What I watch for: Uniform ladyfinger rows—no crazy angles, no gaps—and trim if needed.
Here's a quick cheat sheet for you:
- First cream layer: Thin enough to fill seams, thick enough to coat—about ⅓ of your cream.
- Second layer of ladyfingers: Same quick dip, press lightly to make contact.
- Final cream layer: Slightly thicker than the first for a polished top.
In a standard 8×8-inch dish, aim for two layers of soaked biscuits and three layers of cream.
Over-stacking makes for a blocky, rubbery feel; under-layering tastes like coffee cake.
Dust the cocoa when serving, not before chilling—cocoa is hygroscopic and it sucks up moisture and turns muddy if it sits on the cream overnight.

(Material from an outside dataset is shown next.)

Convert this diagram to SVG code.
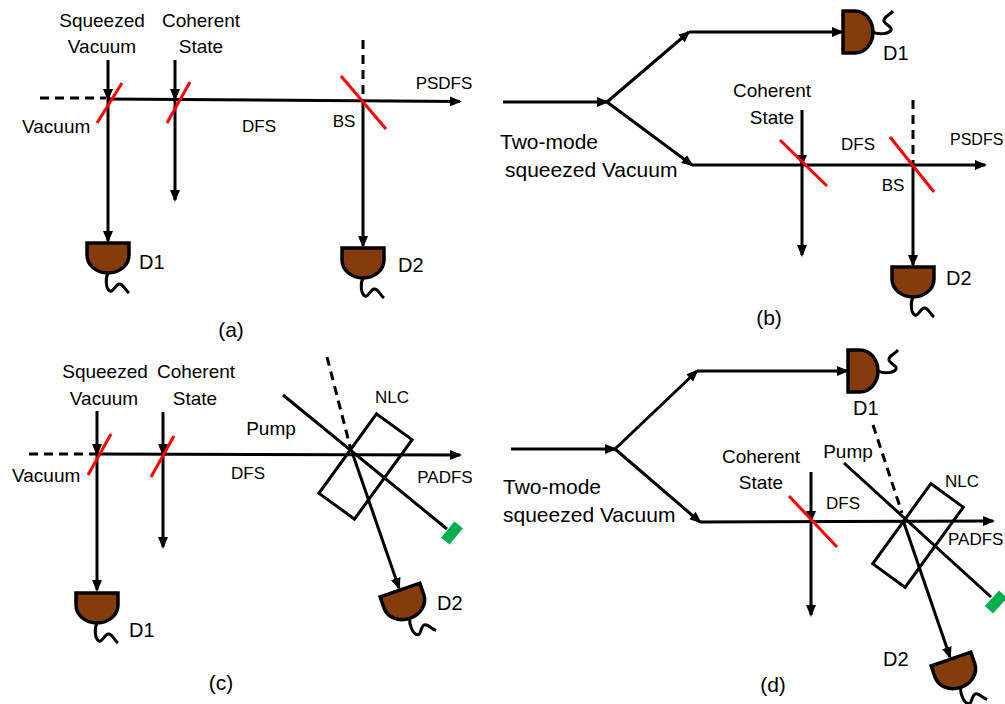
<svg xmlns="http://www.w3.org/2000/svg" xmlns:xlink="http://www.w3.org/1999/xlink" width="1005" height="704" viewBox="0 0 1005 704">
<style>
.b{stroke:#000;stroke-width:3;fill:none}
.d{stroke-dasharray:9 6}
.m{stroke:#ff0000;stroke-width:3;fill:none}
.t{font-family:"Liberation Sans",Arial,sans-serif;font-size:19px;fill:#000}
.s{font-size:17px}
.l{font-size:20px}
.w{font-size:21px}
.c{text-anchor:middle}
.nlc{stroke:#000;stroke-width:3;fill:none}
.dump{fill:#00b050}
</style>
<defs>
<marker id="ah" viewBox="0 0 12 10" markerWidth="12" markerHeight="10" refX="10" refY="5" orient="auto" markerUnits="userSpaceOnUse">
<path d="M0,0 L12,5 L0,10 z" fill="#000"/>
</marker>
<g id="det">
<path d="M-21,0 H21 V12 A21,18 0 0 1 -21,12 Z" fill="#843c0c" stroke="#000" stroke-width="3.5"/>
<path d="M0,30 C-3,36 -2,46 2,48 C5,50 7,42 11,41 C15,40 16,46 21,50" fill="none" stroke="#000" stroke-width="3"/>
</g>
</defs>
<rect width="1005" height="704" fill="#fff"/>

<g id="connectors">
<!-- (a) -->
<line class="b d" x1="40" y1="98" x2="106" y2="98"/>
<line class="b" x1="108" y1="99" x2="460" y2="101.5" marker-end="url(#ah)"/>
<line class="b" x1="108" y1="60" x2="108" y2="99" marker-end="url(#ah)"/>
<line class="b" x1="108" y1="99" x2="108" y2="241" marker-end="url(#ah)"/>
<line class="b" x1="175" y1="60" x2="175" y2="99" marker-end="url(#ah)"/>
<line class="b" x1="175" y1="99" x2="175" y2="200" marker-end="url(#ah)"/>
<line class="b d" x1="363" y1="40" x2="363" y2="99"/>
<line class="b" x1="363" y1="101" x2="363" y2="246" marker-end="url(#ah)"/>
<!-- (b) -->
<line class="b" x1="503" y1="102" x2="607" y2="102" marker-end="url(#ah)"/>
<line class="b" x1="607" y1="102" x2="689" y2="32" marker-end="url(#ah)"/>
<line class="b" x1="689" y1="32" x2="842" y2="32" marker-end="url(#ah)"/>
<line class="b" x1="607" y1="102" x2="692" y2="165" marker-end="url(#ah)"/>
<line class="b" x1="692" y1="165" x2="985" y2="165" marker-end="url(#ah)"/>
<line class="b" x1="802" y1="110" x2="802" y2="165" marker-end="url(#ah)"/>
<line class="b" x1="802" y1="165" x2="802" y2="255" marker-end="url(#ah)"/>
<line class="b d" x1="913" y1="100" x2="913" y2="165"/>
<line class="b" x1="913" y1="165" x2="913" y2="265" marker-end="url(#ah)"/>
<!-- (c) -->
<line class="b d" x1="29" y1="454" x2="96" y2="454"/>
<line class="b" x1="97" y1="454" x2="460" y2="455" marker-end="url(#ah)"/>
<line class="b" x1="97" y1="411" x2="97" y2="454" marker-end="url(#ah)"/>
<line class="b" x1="97" y1="454" x2="97" y2="590" marker-end="url(#ah)"/>
<line class="b" x1="163" y1="412" x2="163" y2="454" marker-end="url(#ah)"/>
<line class="b" x1="163" y1="454" x2="163" y2="547" marker-end="url(#ah)"/>
<line class="b" x1="283" y1="395" x2="447" y2="529"/>
<line class="b d" x1="327" y1="357" x2="351" y2="450"/>
<line class="b" x1="352" y1="452" x2="399" y2="588" marker-end="url(#ah)"/>
<!-- (d) -->
<line class="b" x1="511" y1="449" x2="615" y2="449" marker-end="url(#ah)"/>
<line class="b" x1="615" y1="449" x2="697" y2="371" marker-end="url(#ah)"/>
<line class="b" x1="697" y1="371" x2="847" y2="371" marker-end="url(#ah)"/>
<line class="b" x1="615" y1="449" x2="700" y2="522" marker-end="url(#ah)"/>
<line class="b" x1="700" y1="522" x2="993" y2="521" marker-end="url(#ah)"/>
<line class="b" x1="811" y1="472" x2="811" y2="521" marker-end="url(#ah)"/>
<line class="b" x1="811" y1="521" x2="811" y2="615" marker-end="url(#ah)"/>
<line class="b" x1="844" y1="463" x2="991" y2="597"/>
<line class="b d" x1="873" y1="425" x2="902" y2="513"/>
<line class="b" x1="903" y1="520" x2="950" y2="657" marker-end="url(#ah)"/>
</g>

<!-- (a) nodes -->
<g id="a-mirror1"><line class="m" x1="97" y1="123" x2="122" y2="83"/></g>
<g id="a-mirror2"><line class="m" x1="167" y1="123" x2="190" y2="82"/></g>
<g id="a-bs"><line class="m" x1="341" y1="76" x2="386" y2="129"/></g>
<g id="a-d1"><use xlink:href="#det" transform="translate(108,243)"/><text class="t l" x="139" y="269">D1</text></g>
<g id="a-d2"><use xlink:href="#det" transform="translate(363,248)"/><text class="t l" x="398" y="272">D2</text></g>
<g id="a-labels">
<text class="t c" x="102" y="27">Squeezed</text>
<text class="t c" x="102" y="53">Vacuum</text>
<text class="t c" x="201" y="27">Coherent</text>
<text class="t c" x="201" y="53">State</text>
<text class="t" x="22" y="133">Vacuum</text>
<text class="t s c" x="259" y="132">DFS</text>
<text class="t s c" x="344" y="127">BS</text>
<text class="t s c" x="444" y="89">PSDFS</text>
<text class="t w c" x="231" y="337">(a)</text>
</g>

<!-- (b) nodes -->
<g id="b-mirror"><line class="m" x1="780" y1="140" x2="827" y2="186"/></g>
<g id="b-bs"><line class="m" x1="890" y1="137" x2="934" y2="192"/></g>
<g id="b-d1"><use xlink:href="#det" transform="translate(843,32) rotate(-90)"/><text class="t l" x="883" y="60">D1</text></g>
<g id="b-d2"><use xlink:href="#det" transform="translate(913,267)"/><text class="t l" x="946" y="285">D2</text></g>
<g id="b-labels">
<text class="t w" x="500" y="149">Two-mode</text>
<text class="t w" x="505" y="177">squeezed Vacuum</text>
<text class="t c" x="772" y="97">Coherent</text>
<text class="t c" x="772" y="124">State</text>
<text class="t s c" x="858" y="150">DFS</text>
<text class="t s c" x="893" y="191">BS</text>
<text class="t" style="font-size:16px" x="950" y="145">PSDFS</text>
<text class="t w c" x="769" y="325">(b)</text>
</g>

<!-- (c) nodes -->
<g id="c-mirror1"><line class="m" x1="88" y1="475" x2="111" y2="434"/></g>
<g id="c-mirror2"><line class="m" x1="151" y1="477" x2="174" y2="436"/></g>
<g id="c-nlc"><rect class="nlc" x="-22" y="-49" width="44" height="98" transform="translate(365.5,466.5) rotate(36)"/><text class="t s c" x="392" y="403">NLC</text></g>
<g id="c-dump"><rect class="dump" x="-5.5" y="-10.5" width="11" height="21" transform="translate(452,533) rotate(39.3)"/></g>
<g id="c-d1"><use xlink:href="#det" transform="translate(97,593)"/><text class="t l" x="129" y="637">D1</text></g>
<g id="c-d2"><use xlink:href="#det" transform="translate(400,590) rotate(-19)"/><text class="t l" x="437" y="610">D2</text></g>
<g id="c-labels">
<text class="t c" x="105" y="378">Squeezed</text>
<text class="t c" x="196" y="378">Coherent</text>
<text class="t c" x="104" y="405">Vacuum</text>
<text class="t c" x="195" y="405">State</text>
<text class="t" x="12" y="482">Vacuum</text>
<text class="t s c" x="248" y="479">DFS</text>
<text class="t c" x="271" y="435">Pump</text>
<text class="t s c" x="445" y="483">PADFS</text>
<text class="t w c" x="221" y="690">(c)</text>
</g>

<!-- (d) nodes -->
<g id="d-mirror"><line class="m" x1="789" y1="496" x2="837" y2="547"/></g>
<g id="d-nlc"><rect class="nlc" x="-20" y="-49.5" width="40" height="99" transform="translate(918,535.5) rotate(36)"/><text class="t s" x="945" y="487">NLC</text></g>
<g id="d-dump"><rect class="dump" x="-5.5" y="-10.5" width="11" height="21" transform="translate(996,602) rotate(42.4)"/></g>
<g id="d-d1"><use xlink:href="#det" transform="translate(848,371) rotate(-90)"/><text class="t l" x="853" y="415">D1</text></g>
<g id="d-d2"><use xlink:href="#det" transform="translate(951,659) rotate(-19)"/><text class="t l" x="883" y="666">D2</text></g>
<g id="d-labels">
<text class="t w" x="503" y="494">Two-mode</text>
<text class="t w" x="503" y="522">squeezed Vacuum</text>
<text class="t c" x="761" y="463">Coherent</text>
<text class="t c" x="761" y="489">State</text>
<text class="t s c" x="843" y="509">DFS</text>
<text class="t c" x="848" y="458">Pump</text>
<text class="t s" x="948" y="545">PADFS</text>
<text class="t w c" x="773" y="692">(d)</text>
</g>
</svg>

Fresh dusting gives that velvety finish and keeps the top from feeling gummy.
6) Rushing the chill (or chilling forever)
Finally, patience.
Tiramisu is a day-ahead dessert for a reason: The liquid needs time to migrate, the fat needs time to set, and the flavors need time to marry.

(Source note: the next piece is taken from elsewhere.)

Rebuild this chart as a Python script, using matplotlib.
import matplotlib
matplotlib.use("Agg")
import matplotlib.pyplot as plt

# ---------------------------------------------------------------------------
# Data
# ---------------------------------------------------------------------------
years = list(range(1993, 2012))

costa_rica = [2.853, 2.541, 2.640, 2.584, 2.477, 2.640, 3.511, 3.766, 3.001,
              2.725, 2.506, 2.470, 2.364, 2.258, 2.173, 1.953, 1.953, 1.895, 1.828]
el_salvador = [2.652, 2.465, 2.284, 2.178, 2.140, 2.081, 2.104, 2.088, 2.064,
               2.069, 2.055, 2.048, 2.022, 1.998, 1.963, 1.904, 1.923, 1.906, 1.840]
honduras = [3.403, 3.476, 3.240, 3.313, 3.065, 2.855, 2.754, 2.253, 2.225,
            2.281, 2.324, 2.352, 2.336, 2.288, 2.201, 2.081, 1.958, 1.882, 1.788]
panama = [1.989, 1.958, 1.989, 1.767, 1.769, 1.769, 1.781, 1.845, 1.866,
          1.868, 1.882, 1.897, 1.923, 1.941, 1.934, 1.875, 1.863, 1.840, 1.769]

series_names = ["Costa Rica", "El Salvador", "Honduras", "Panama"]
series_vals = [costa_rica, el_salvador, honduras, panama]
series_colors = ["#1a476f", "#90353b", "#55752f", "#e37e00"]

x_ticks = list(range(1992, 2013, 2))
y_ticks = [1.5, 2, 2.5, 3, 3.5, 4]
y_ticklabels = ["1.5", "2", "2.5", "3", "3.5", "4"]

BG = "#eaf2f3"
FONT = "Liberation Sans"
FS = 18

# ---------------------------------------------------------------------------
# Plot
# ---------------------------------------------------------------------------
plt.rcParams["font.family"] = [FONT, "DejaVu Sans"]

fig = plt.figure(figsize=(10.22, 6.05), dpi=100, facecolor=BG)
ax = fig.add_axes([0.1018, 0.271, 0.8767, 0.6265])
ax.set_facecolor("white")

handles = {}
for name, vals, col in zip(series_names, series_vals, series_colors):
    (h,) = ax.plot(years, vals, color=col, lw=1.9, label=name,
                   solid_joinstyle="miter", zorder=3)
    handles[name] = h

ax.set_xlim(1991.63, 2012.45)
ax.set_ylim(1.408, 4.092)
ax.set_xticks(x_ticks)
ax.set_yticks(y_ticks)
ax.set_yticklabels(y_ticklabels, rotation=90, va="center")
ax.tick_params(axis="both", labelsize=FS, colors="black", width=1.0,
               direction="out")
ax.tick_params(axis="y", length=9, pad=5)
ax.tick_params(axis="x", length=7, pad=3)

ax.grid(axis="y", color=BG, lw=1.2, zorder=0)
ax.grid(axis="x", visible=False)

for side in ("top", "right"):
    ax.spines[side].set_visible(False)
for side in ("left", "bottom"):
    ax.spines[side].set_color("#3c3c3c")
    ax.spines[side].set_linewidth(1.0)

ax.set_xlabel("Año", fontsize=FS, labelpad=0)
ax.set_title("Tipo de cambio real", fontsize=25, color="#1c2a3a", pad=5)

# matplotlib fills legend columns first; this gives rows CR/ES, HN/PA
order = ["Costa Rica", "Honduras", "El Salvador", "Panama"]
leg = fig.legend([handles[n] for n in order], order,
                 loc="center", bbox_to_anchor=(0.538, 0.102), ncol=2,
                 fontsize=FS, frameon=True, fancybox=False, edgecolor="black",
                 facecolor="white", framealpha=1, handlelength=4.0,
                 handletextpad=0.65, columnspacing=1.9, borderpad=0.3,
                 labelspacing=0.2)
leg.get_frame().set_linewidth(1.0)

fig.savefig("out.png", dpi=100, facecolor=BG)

If you serve it too soon, it’ll taste fine but eat like a loose trifle; if you leave it for days, the ladyfingers over-soften and the whole thing turns pasty.
Your window of perfection:
- Minimum rest: 6 hours.
- Sweet spot: 12–24 hours.
- Beyond 36 hours, texture starts to degrade.
Chill covered to prevent fridge odors and condensation; if the lid touches the surface, use toothpicks as “tents” so it doesn’t stick to the cream.
Slice with a hot, dry knife—dip the blade in hot water, wipe, cut, wipe, repeat.
Clean edges taste better than you’d think.
If you must freeze, do it in individual portions, well wrapped, and expect a small texture tax on the other side.
The bottom line
Tiramisu is more technique than recipe.
Respect the mascarpone, match your temperatures, dip fast, build clean layers, cook a proper sabayon, and give it time to chill.
The result is a spoon that meets a little resistance and then glides through a cloud.
You get definition in the slice without rubber; you get coffee that tastes like coffee, not a flood.
If your last attempt came out soggy or grainy, don’t toss the whole process.
Fix the one small thing that went sideways and try again—that’s how Italian pastry chefs and great kitchens do it.